# Witch dress form tree



## Frankie's Girl (Aug 27, 2007)

Never seen that before - I love it! 

I'll bet with all the trees being discarded right after x-mas it would be easy to find one for free on the curb (or a few $ on FB marketplace/Nextdoor/craigslist) and create that with a bit of black spraypaint... or find a black tree marked way down in store? I've seen both black, white and orange in fact in At Home and Big Lots in recent years.


----------



## The Skeleton Crew (Aug 2, 2016)

I'm in the process of making three witches now, but nothing traditional. I like this one because it has no face. If you wanted to "reverse engineer" it all you would need are: a witches hat, a cloak, a foam head, a corsete, the top half of a christmas tree, string of lights (orange or purple), black spray paint, and a witches broom (arms are optional). You can purchase it all or make it your self. It would be interesting to see a home haunter RIP off an idea from the big box stores.


----------



## halloween71 (Apr 22, 2007)

The Skeleton Crew said:


> I'm in the process of making three witches now, but nothing traditional. I like this one because it has no face. If you wanted to "reverse engineer" it all you would need are: a witches hat, a cloak, a foam head, a corsete, the top half of a christmas tree, string of lights (orange or purple), black spray paint, and a witches broom (arms are optional). You can purchase it all or make it your self. It would be interesting to see a home haunter RIP off an idea from the big box stores.

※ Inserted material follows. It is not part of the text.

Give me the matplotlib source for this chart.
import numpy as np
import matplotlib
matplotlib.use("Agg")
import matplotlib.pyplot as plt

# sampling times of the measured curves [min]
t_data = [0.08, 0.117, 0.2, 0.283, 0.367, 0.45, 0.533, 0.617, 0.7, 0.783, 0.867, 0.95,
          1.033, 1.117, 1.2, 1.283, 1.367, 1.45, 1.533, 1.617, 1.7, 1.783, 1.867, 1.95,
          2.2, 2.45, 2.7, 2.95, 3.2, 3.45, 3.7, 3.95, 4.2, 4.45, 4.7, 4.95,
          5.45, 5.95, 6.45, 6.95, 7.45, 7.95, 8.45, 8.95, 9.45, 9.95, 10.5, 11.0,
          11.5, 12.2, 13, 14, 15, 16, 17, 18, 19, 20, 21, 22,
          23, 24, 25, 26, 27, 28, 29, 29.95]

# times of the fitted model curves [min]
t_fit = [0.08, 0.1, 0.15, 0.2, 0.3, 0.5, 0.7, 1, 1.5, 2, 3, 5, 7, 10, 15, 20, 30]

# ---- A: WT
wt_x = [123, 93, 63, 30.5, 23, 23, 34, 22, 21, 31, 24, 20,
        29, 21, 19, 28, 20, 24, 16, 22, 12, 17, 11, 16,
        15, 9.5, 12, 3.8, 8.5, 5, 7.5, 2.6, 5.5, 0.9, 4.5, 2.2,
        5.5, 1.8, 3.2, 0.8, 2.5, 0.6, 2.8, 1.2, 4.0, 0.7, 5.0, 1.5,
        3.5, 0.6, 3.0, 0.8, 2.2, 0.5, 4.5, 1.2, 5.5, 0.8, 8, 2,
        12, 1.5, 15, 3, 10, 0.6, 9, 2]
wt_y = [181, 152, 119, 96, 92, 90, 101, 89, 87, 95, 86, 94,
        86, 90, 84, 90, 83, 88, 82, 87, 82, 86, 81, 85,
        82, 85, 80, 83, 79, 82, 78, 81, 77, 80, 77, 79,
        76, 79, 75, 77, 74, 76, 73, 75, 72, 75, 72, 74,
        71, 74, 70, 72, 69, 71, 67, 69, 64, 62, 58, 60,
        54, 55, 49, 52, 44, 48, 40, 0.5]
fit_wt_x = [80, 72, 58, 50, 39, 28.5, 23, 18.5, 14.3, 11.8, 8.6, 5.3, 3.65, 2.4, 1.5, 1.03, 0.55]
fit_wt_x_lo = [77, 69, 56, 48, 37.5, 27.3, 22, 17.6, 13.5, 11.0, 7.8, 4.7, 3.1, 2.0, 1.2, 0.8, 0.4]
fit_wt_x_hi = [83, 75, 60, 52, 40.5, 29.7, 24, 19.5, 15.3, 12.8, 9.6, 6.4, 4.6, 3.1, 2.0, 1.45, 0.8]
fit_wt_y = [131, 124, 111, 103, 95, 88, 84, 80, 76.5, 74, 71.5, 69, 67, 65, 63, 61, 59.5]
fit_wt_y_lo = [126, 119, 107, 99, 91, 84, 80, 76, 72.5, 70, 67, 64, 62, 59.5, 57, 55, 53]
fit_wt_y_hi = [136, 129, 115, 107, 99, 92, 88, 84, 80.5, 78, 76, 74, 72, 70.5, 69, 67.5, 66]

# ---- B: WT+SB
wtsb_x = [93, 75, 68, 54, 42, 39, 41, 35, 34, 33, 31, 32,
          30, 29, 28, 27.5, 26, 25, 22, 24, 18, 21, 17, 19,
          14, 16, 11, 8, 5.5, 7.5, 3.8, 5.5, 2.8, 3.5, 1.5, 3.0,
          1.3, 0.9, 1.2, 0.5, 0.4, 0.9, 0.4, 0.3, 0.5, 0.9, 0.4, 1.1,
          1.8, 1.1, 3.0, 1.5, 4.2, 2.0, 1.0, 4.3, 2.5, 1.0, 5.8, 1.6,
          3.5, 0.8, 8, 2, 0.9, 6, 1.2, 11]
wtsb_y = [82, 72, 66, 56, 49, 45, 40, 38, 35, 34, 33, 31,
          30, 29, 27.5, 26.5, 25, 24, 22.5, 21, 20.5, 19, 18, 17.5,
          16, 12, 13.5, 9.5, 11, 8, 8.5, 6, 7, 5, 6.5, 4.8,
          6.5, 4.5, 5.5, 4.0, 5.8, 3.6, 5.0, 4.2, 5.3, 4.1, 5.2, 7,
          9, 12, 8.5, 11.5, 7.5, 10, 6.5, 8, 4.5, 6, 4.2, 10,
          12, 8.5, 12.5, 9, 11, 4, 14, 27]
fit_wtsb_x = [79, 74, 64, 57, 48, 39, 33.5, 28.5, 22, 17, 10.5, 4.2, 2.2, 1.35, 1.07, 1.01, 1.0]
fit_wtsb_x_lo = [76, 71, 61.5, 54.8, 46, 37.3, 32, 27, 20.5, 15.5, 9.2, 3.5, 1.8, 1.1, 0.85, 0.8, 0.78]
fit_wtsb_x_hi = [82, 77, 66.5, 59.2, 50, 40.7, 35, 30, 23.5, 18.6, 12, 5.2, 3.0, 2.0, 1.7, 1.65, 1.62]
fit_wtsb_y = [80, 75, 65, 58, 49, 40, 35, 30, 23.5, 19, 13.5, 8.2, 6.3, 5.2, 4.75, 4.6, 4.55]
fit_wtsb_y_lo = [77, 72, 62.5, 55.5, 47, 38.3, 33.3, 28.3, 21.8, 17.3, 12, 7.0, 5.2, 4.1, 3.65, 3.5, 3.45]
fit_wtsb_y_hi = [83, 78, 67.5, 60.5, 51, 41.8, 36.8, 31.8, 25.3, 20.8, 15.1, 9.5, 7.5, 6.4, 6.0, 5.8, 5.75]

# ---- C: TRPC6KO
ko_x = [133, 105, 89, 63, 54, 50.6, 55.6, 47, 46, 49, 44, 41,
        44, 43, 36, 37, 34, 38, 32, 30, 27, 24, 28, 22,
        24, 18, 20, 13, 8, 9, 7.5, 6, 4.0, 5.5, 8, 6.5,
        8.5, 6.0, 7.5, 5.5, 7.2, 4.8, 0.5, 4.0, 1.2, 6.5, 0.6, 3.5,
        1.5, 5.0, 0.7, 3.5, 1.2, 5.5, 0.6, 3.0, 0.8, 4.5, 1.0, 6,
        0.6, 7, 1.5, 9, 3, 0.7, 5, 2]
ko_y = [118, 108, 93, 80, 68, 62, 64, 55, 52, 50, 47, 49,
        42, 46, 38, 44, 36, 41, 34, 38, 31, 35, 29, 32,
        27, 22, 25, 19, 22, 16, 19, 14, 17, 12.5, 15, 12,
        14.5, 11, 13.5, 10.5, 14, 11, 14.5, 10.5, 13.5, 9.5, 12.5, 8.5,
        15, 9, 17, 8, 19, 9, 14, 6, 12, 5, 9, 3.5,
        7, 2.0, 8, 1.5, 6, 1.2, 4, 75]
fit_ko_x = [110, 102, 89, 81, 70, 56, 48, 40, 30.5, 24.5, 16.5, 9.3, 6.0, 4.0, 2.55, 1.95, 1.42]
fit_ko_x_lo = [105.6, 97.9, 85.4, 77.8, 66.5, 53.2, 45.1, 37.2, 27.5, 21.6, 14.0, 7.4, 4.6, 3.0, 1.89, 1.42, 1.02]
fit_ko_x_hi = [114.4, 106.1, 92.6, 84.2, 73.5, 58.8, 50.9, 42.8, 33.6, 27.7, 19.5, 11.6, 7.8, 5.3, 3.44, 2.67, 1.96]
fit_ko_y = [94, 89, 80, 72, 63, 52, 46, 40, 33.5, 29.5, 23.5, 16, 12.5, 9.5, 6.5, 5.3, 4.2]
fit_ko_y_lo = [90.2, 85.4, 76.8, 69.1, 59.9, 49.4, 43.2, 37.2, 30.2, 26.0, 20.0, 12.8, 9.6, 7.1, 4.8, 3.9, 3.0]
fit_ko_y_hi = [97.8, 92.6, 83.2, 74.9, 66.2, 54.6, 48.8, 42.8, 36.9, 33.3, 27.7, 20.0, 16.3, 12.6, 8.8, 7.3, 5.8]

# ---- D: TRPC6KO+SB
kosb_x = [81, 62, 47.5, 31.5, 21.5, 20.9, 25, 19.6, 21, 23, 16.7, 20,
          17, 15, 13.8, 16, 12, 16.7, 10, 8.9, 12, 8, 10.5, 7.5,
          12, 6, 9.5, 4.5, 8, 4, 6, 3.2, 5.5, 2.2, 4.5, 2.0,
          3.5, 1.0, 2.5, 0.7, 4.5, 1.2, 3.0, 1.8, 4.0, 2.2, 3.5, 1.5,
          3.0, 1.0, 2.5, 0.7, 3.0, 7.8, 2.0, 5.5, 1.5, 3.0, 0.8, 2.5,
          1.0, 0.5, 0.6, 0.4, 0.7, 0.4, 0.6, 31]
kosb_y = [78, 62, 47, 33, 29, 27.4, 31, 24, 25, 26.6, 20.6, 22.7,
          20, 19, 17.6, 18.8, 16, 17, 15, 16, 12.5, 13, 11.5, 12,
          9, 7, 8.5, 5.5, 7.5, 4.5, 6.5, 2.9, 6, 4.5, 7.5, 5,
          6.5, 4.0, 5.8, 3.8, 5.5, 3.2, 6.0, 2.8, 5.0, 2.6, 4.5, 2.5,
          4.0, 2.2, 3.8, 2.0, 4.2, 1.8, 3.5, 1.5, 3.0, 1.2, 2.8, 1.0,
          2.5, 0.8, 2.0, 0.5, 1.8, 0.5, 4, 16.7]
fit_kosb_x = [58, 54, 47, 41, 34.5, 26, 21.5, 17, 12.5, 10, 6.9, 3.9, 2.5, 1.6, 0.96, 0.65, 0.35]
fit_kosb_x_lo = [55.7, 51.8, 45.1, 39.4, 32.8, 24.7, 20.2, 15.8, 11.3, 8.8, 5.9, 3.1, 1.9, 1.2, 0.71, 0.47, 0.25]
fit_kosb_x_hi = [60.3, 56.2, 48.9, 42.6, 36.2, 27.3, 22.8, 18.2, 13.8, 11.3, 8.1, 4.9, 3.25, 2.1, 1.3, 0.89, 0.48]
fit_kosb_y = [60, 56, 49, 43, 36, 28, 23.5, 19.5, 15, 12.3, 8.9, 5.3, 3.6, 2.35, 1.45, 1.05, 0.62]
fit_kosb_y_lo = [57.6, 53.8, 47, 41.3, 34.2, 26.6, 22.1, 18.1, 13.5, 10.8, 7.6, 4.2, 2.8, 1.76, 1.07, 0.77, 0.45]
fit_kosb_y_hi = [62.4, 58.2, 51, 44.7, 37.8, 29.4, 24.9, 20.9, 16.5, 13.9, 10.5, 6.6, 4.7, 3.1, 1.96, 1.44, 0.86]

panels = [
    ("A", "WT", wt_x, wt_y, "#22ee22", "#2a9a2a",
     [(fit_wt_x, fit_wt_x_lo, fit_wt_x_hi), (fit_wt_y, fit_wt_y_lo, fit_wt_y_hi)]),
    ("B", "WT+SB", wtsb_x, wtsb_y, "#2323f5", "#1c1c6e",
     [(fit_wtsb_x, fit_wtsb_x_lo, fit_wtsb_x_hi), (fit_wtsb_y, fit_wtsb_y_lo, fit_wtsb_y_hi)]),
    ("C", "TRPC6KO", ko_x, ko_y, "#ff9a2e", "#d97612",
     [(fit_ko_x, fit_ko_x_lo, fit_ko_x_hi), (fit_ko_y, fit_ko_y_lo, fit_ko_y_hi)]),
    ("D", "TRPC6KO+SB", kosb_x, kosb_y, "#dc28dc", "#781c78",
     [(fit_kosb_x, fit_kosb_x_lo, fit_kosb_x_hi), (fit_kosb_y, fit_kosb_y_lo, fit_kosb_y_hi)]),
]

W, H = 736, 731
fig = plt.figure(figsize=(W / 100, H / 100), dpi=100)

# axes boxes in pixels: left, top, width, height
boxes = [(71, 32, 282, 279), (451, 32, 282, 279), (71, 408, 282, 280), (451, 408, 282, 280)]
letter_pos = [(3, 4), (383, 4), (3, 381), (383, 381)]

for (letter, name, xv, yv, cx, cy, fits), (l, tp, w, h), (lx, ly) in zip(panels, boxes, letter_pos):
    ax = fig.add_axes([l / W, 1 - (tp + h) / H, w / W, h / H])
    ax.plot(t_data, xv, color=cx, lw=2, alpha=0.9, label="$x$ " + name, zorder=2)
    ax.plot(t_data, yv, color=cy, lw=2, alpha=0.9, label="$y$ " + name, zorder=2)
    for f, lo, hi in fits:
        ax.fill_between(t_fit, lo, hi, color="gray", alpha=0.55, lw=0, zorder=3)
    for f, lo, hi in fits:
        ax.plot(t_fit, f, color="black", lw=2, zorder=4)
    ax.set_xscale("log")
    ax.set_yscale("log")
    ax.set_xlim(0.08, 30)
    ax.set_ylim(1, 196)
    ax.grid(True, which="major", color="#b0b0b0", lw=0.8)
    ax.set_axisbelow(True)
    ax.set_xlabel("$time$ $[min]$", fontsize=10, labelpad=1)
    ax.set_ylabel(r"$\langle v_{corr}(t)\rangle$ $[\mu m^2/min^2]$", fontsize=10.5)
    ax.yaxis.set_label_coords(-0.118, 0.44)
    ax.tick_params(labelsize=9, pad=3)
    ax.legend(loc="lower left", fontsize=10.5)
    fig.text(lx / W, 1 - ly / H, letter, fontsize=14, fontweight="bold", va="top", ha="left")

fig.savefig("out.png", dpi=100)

A corset is a great idea and I have plenty of those .It does look easy to do. Lakeside collections has a metal dress form that’s also full of possibilities.


----------



## halloween71 (Apr 22, 2007)

Vintage Dress Form


This Vintage Dress Form is great for use as a decorative accent, for styling with your accessories or for displaying items you want to sell online. It features




www.lakeside.com


----------



## MasqAddikt (Jun 19, 2019)

That is actually really ingenious. Looks simple enough to do and is a great way to repurpose trees that are in less than stellar condition.


----------



## Kdestra (Jul 23, 2018)

A few years ago Rogers Garden Halloween Theme was titled: " Hauntingly Beautiful". At the very end of the video there is a magnificent gothic dress form. 

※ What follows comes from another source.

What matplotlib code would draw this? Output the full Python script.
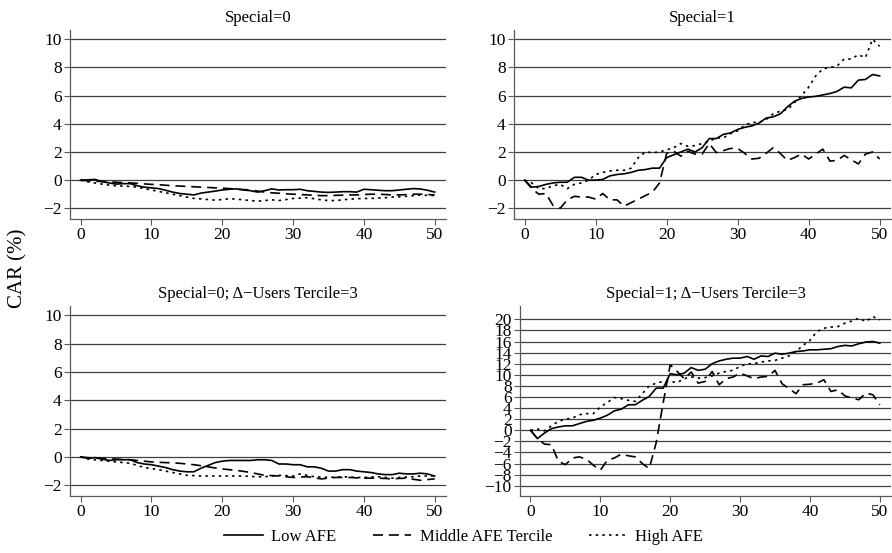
import matplotlib

matplotlib.use("Agg")
import matplotlib.pyplot as plt
import numpy as np

plt.rcParams["font.family"] = ["Liberation Serif", "DejaVu Serif"]
plt.rcParams["axes.unicode_minus"] = True

days = np.arange(0, 51)

# Special=0
s0_low = [0.0, 0.02, 0.05, -0.1, -0.2, -0.28, -0.25, -0.25, -0.4, -0.5, -0.55, -0.6, -0.72, -0.85, -0.95, -1.0,
          -1.05, -0.92, -0.85, -0.78, -0.7, -0.65, -0.62, -0.7, -0.75, -0.85, -0.75, -0.62, -0.7, -0.68, -0.68,
          -0.65, -0.75, -0.8, -0.85, -0.87, -0.85, -0.82, -0.82, -0.85, -0.65, -0.68, -0.72, -0.75, -0.75, -0.7,
          -0.65, -0.6, -0.63, -0.72, -0.85]
s0_mid = [0.0, -0.05, -0.08, -0.1, -0.12, -0.15, -0.18, -0.2, -0.23, -0.27, -0.3, -0.33, -0.36, -0.4, -0.42,
          -0.45, -0.47, -0.5, -0.52, -0.55, -0.57, -0.6, -0.64, -0.67, -0.7, -0.78, -0.85, -0.9, -0.93, -0.97, -1.0,
          -1.02, -1.05, -1.08, -1.1, -1.1, -1.08, -1.07, -1.05, -1.05, -1.02, -1.0, -1.0, -1.02, -1.05, -1.05,
          -1.03, -1.0, -1.0, -1.02, -1.05]
s0_high = [0.0, -0.12, -0.2, -0.28, -0.35, -0.4, -0.42, -0.45, -0.5, -0.6, -0.7, -0.8, -0.9, -1.0, -1.1, -1.2,
           -1.3, -1.33, -1.38, -1.42, -1.38, -1.32, -1.35, -1.4, -1.45, -1.5, -1.45, -1.4, -1.45, -1.38, -1.3,
           -1.28, -1.25, -1.32, -1.4, -1.45, -1.45, -1.4, -1.35, -1.32, -1.3, -1.3, -1.27, -1.25, -1.2, -1.18,
           -1.15, -1.1, -1.05, -1.08, -1.1]

# Special=1
s1_low = [0.0, -0.5, -0.45, -0.3, -0.2, -0.15, -0.15, 0.2, 0.2, 0.0, 0.0, 0.05, 0.3, 0.4, 0.45, 0.55, 0.7, 0.75,
          0.85, 0.85, 1.6, 1.8, 2.0, 2.2, 2.0, 2.3, 2.95, 2.95, 3.25, 3.35, 3.6, 3.75, 3.85, 4.05, 4.4, 4.5, 4.7,
          5.2, 5.6, 5.8, 5.9, 5.95, 6.05, 6.15, 6.3, 6.6, 6.55, 7.1, 7.15, 7.5, 7.4]
s1_mid = [0.0, -0.6, -1.0, -0.95, -1.8, -2.0, -1.4, -1.15, -1.2, -1.2, -1.35, -0.95, -1.4, -1.4, -1.85, -1.6,
          -1.35, -1.1, -0.85, -0.2, 1.9, 2.05, 1.7, 2.05, 1.85, 1.85, 2.6, 1.95, 2.1, 2.25, 2.25, 1.9, 1.5, 1.55,
          1.9, 2.3, 1.9, 1.4, 1.6, 1.85, 1.5, 1.85, 2.2, 1.35, 1.4, 1.75, 1.45, 1.15, 1.85, 2.0, 1.5]
s1_high = [0.0, -0.2, -0.6, -0.6, -0.4, -0.3, -0.6, -0.3, -0.2, 0.0, 0.4, 0.55, 0.65, 0.7, 0.7, 0.85, 1.6, 2.0,
           1.95, 2.0, 2.15, 2.3, 2.6, 2.4, 2.45, 2.6, 2.75, 3.0, 3.0, 3.3, 3.5, 3.9, 4.1, 4.1, 4.3, 4.7, 4.9, 5.0,
           5.5, 6.0, 6.6, 7.4, 7.9, 8.0, 8.1, 8.6, 8.6, 8.9, 8.7, 10.0, 9.5]

# Special=0; Delta-Users Tercile=3
s0u_low = [0.0, -0.1, -0.05, -0.15, -0.25, -0.2, -0.2, -0.2, -0.4, -0.5, -0.55, -0.65, -0.75, -0.9, -1.0, -1.05,
           -1.05, -0.8, -0.6, -0.4, -0.3, -0.25, -0.25, -0.25, -0.25, -0.2, -0.2, -0.25, -0.5, -0.5, -0.55, -0.55,
           -0.7, -0.7, -0.8, -1.0, -1.0, -0.9, -0.9, -1.0, -1.05, -1.1, -1.2, -1.25, -1.25, -1.15, -1.2, -1.2,
           -1.15, -1.2, -1.35]
s0u_mid = [0.0, -0.05, -0.08, -0.1, -0.12, -0.15, -0.18, -0.2, -0.25, -0.3, -0.35, -0.38, -0.4, -0.42, -0.45,
           -0.5, -0.55, -0.62, -0.7, -0.78, -0.85, -0.9, -0.95, -1.02, -1.1, -1.2, -1.3, -1.32, -1.35, -1.4, -1.45,
           -1.42, -1.4, -1.48, -1.55, -1.5, -1.45, -1.45, -1.45, -1.48, -1.5, -1.5, -1.5, -1.52, -1.55, -1.52,
           -1.5, -1.58, -1.65, -1.6, -1.55]
s0u_high = [0.0, -0.15, -0.2, -0.25, -0.3, -0.35, -0.4, -0.45, -0.6, -0.75, -0.82, -0.9, -1.0, -1.1, -1.2, -1.3,
            -1.32, -1.35, -1.35, -1.35, -1.35, -1.35, -1.35, -1.35, -1.38, -1.4, -1.4, -1.35, -1.3, -1.32, -1.35,
            -1.2, -1.3, -1.4, -1.42, -1.45, -1.42, -1.4, -1.42, -1.45, -1.45, -1.42, -1.4, -1.45, -1.5, -1.45,
            -1.42, -1.4, -1.35, -1.35, -1.35]

# Special=1; Delta-Users Tercile=3
s1u_low = [0.0, -1.5, -0.5, 0.3, 0.6, 0.8, 0.8, 1.2, 1.6, 1.8, 2.2, 2.7, 3.5, 3.8, 4.6, 4.6, 5.4, 6.1, 7.6, 7.6,
           10.2, 10.0, 10.3, 11.3, 10.8, 11.0, 12.0, 12.5, 12.8, 13.0, 13.0, 13.3, 12.8, 13.4, 13.3, 13.9, 13.7,
           13.9, 14.2, 14.3, 14.5, 14.5, 14.6, 14.7, 15.1, 15.3, 15.2, 15.6, 15.9, 16.0, 15.7]
s1u_mid = [0.0, -1.5, -2.5, -2.6, -5.6, -6.2, -5.0, -4.8, -5.2, -6.3, -7.2, -5.4, -5.0, -4.3, -4.6, -4.8, -6.0,
           -6.9, -2.2, 5.0, 11.8, 10.6, 9.3, 10.5, 8.5, 8.8, 10.6, 8.2, 9.3, 9.6, 10.3, 9.8, 9.3, 9.6, 9.7, 10.8,
           8.4, 7.5, 6.6, 8.2, 8.3, 8.5, 9.1, 7.0, 7.3, 6.2, 5.8, 5.5, 6.7, 6.4, 4.6]
s1u_high = [0.0, 0.2, -0.1, 0.8, 1.6, 2.0, 2.2, 2.8, 3.0, 3.0, 4.2, 5.0, 5.9, 5.7, 5.4, 5.2, 6.6, 8.0, 8.5, 8.8,
            8.8, 8.6, 9.3, 9.6, 9.4, 9.5, 9.8, 10.3, 10.6, 10.8, 11.5, 12.0, 12.0, 12.3, 12.5, 12.6, 13.0, 13.4,
            14.2, 15.3, 16.2, 17.8, 18.4, 18.6, 18.7, 19.3, 19.7, 20.2, 19.6, 20.5, 19.9]

titles = ["Special=0", "Special=1", "Special=0; \u0394\u2212Users Tercile=3", "Special=1; \u0394\u2212Users Tercile=3"]
panels = [(s0_low, s0_mid, s0_high), (s1_low, s1_mid, s1_high),
          (s0u_low, s0u_mid, s0u_high), (s1u_low, s1u_mid, s1u_high)]
small_ticks = np.arange(-2, 11, 2)
wide_ticks = np.arange(-10, 21, 2)
x_ticks = np.arange(0, 51, 10)

W, H = 892, 553
boxes = [(70, 30, 446, 219), (514, 30, 891, 219), (70, 306, 446, 496), (520, 306, 891, 496)]

fig = plt.figure(figsize=(W / 100, H / 100), dpi=100)
handles = None
for i, (title, series, box) in enumerate(zip(titles, panels, boxes)):
    l, t, r, b = box
    ax = fig.add_axes([l / W, 1 - b / H, (r - l) / W, (b - t) / H])
    low, mid, high = series
    h1, = ax.plot(days, low, color="black", lw=1.2, ls="-", label="Low AFE")
    h2, = ax.plot(days, mid, color="black", lw=1.2, ls=(0, (6, 3.5)), label="Middle AFE Tercile")
    h3, = ax.plot(days, high, color="black", lw=1.2, ls=(0, (1.5, 2.5)), label="High AFE")
    handles = [h1, h2, h3]
    if i == 3:
        yt = wide_ticks
        ax.set_ylim(-11.85, 22.4)
    else:
        yt = small_ticks
        ax.set_ylim(-2.76, 10.66)
    ax.set_yticks(yt)
    for v in yt:
        ax.axhline(v, color="0.25", lw=0.9, zorder=0)
    ax.set_xticks(x_ticks)
    ax.set_xlim(-1.5, 51.6)
    ax.set_title(title, fontsize=12, pad=6)
    for s in ["top", "right"]:
        ax.spines[s].set_visible(False)
    for s in ["left", "bottom"]:
        ax.spines[s].set_color("0.35")
        ax.spines[s].set_linewidth(0.9)
    ax.tick_params(axis="both", labelsize=12.5, color="0.35", length=4, pad=2)

fig.text(0.02, 0.515, "CAR (%)", rotation=90, ha="center", va="center", fontsize=15)
fig.legend(handles=handles, loc="lower center", bbox_to_anchor=(0.52, -0.012), ncol=3, frameon=False,
           fontsize=12, handlelength=2.3, columnspacing=2.2, handletextpad=0.5)

fig.savefig("out.png", dpi=100)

I was so impressed I pulled out my dress form and decked it out in my best vintage attire.
I'm not the best photographer. I swore I took better photos but I cant find them.


----------



## MasqAddikt (Jun 19, 2019)

Kdestra said:


> A few years ago Rogers Garden Halloween Theme was titled: " Hauntingly Beautiful". At the very end of the video there is a magnificent gothic dress form.
> 
> 
> 
> ...


I remember that year, which was easily one of their best, as far as both the setup and video. The black dress form at the end is mesmerizing. The earlier, more plain one with spiders crawling about is pretty cool, too. 

Nice work on yours, Kdestra. The photos are good enough


----------



## halloween71 (Apr 22, 2007)

Love it!!


Kdestra said:


> A few years ago Rogers Garden Halloween Theme was titled: " Hauntingly Beautiful". At the very end of the video there is a magnificent gothic dress form.
> 
> 
> 
> ...


----------